Kate is the oldest of the five sisters and keeps a sharp eye on the family. Samantha Bianchini, a TCC alumna agreed to come back to play Kate, a role that TCC staff thought would take a more mature quality.
“[Kate] is the adopted mother figure,” Bianchini said. “She loves her sisters dearly, but she wears the pants.”
And Kate must really be on her guard where Jack and Rose are concerned.
Jack, played by John Humphrey, was a Catholic missionary priest in an African leper colony for many years. He has recently returned home to recover from malaria, but it becomes more apparent that he has lost his Catholic beliefs.
“Kate is hoping I’ll start saying Mass again,” Humphrey said.
With an illegitimate child under the roof, a missionary brother has counteracted people’s negative view of the family, kept them respectable and Kate in her job as schoolteacher.
But with Jack showing a deep respect and even love for the “pagan” religions of Africa, the family threads feel the strain.
Michael’s father, Gerry, is also in and out of the picture, creating more tension. His appearance and promises bring hope to Michael and his mother Chris, played by Christine Riley, but his inevitable leaving and broken promises send Chris into depression.
“[Chris] loves [Gerry], but it never really works out,” Riley said.

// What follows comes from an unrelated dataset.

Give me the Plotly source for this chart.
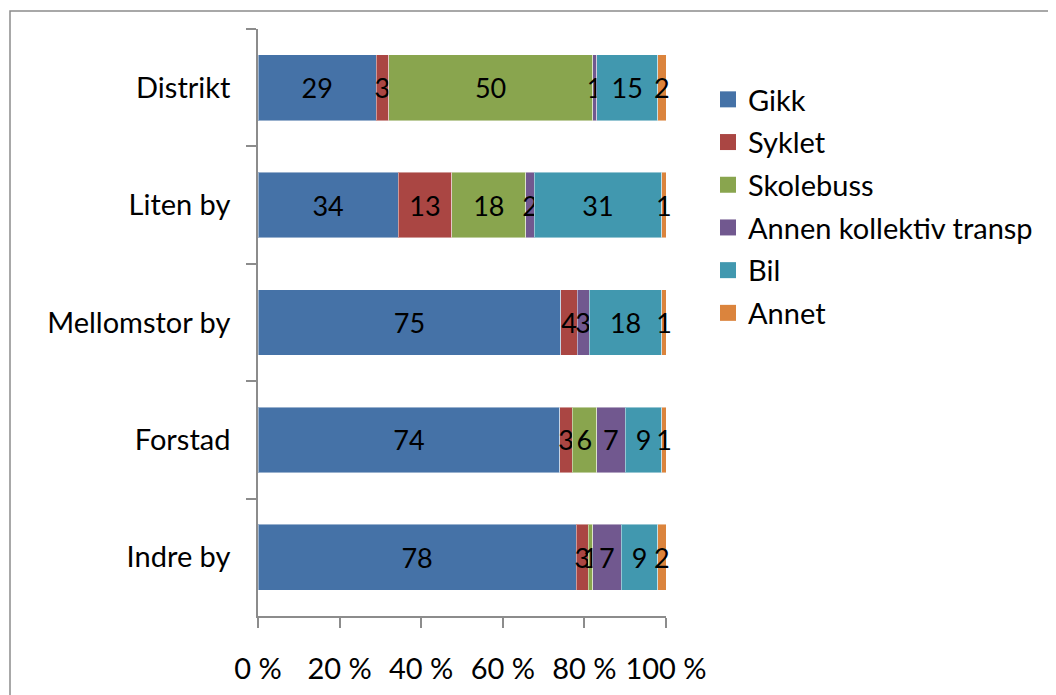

Riley plays a two-sided character. On one hand, she dearly loves her son, but she doesn’t really want the responsibility of raising Michael.
Michael is a favorite of all the aunts and rather spoiled.
Telling the story in memories as he does, Michael gives both the child’s simple view of important events that eventually lead to the family disintegration and a deeper perspective of a grown man.
“It doesn’t matter when or where you are. Life is life,” said Daniel Moore, who plays the illegitimate son. “It does not matter what they think. Life is going to do what it is going to do.”
Trying to convey an idea while remembering where to go and trying to speak in an unnatural way is difficult, and he has to pick two to do well, Moore said.
To be convincing, all the actors spent hours with a dialect coach getting their Irish dialects down.
The set includes realistic furniture, cast-iron cooking pots and a turf-burning stove.
The plot puts focus on the characters themselves. The characters display different sides of themselves throughout the scenes, from reserved and respectable to a lively and chaotic dance sequence.
“The audience is going to relate to the characters,” Phillips said. “The audience is going to have fun relating the characters to people they know.”
The special draw to the play may be as simple as the humanity of the characters and the things that happen to them.
“These are real women,” Bianchini said.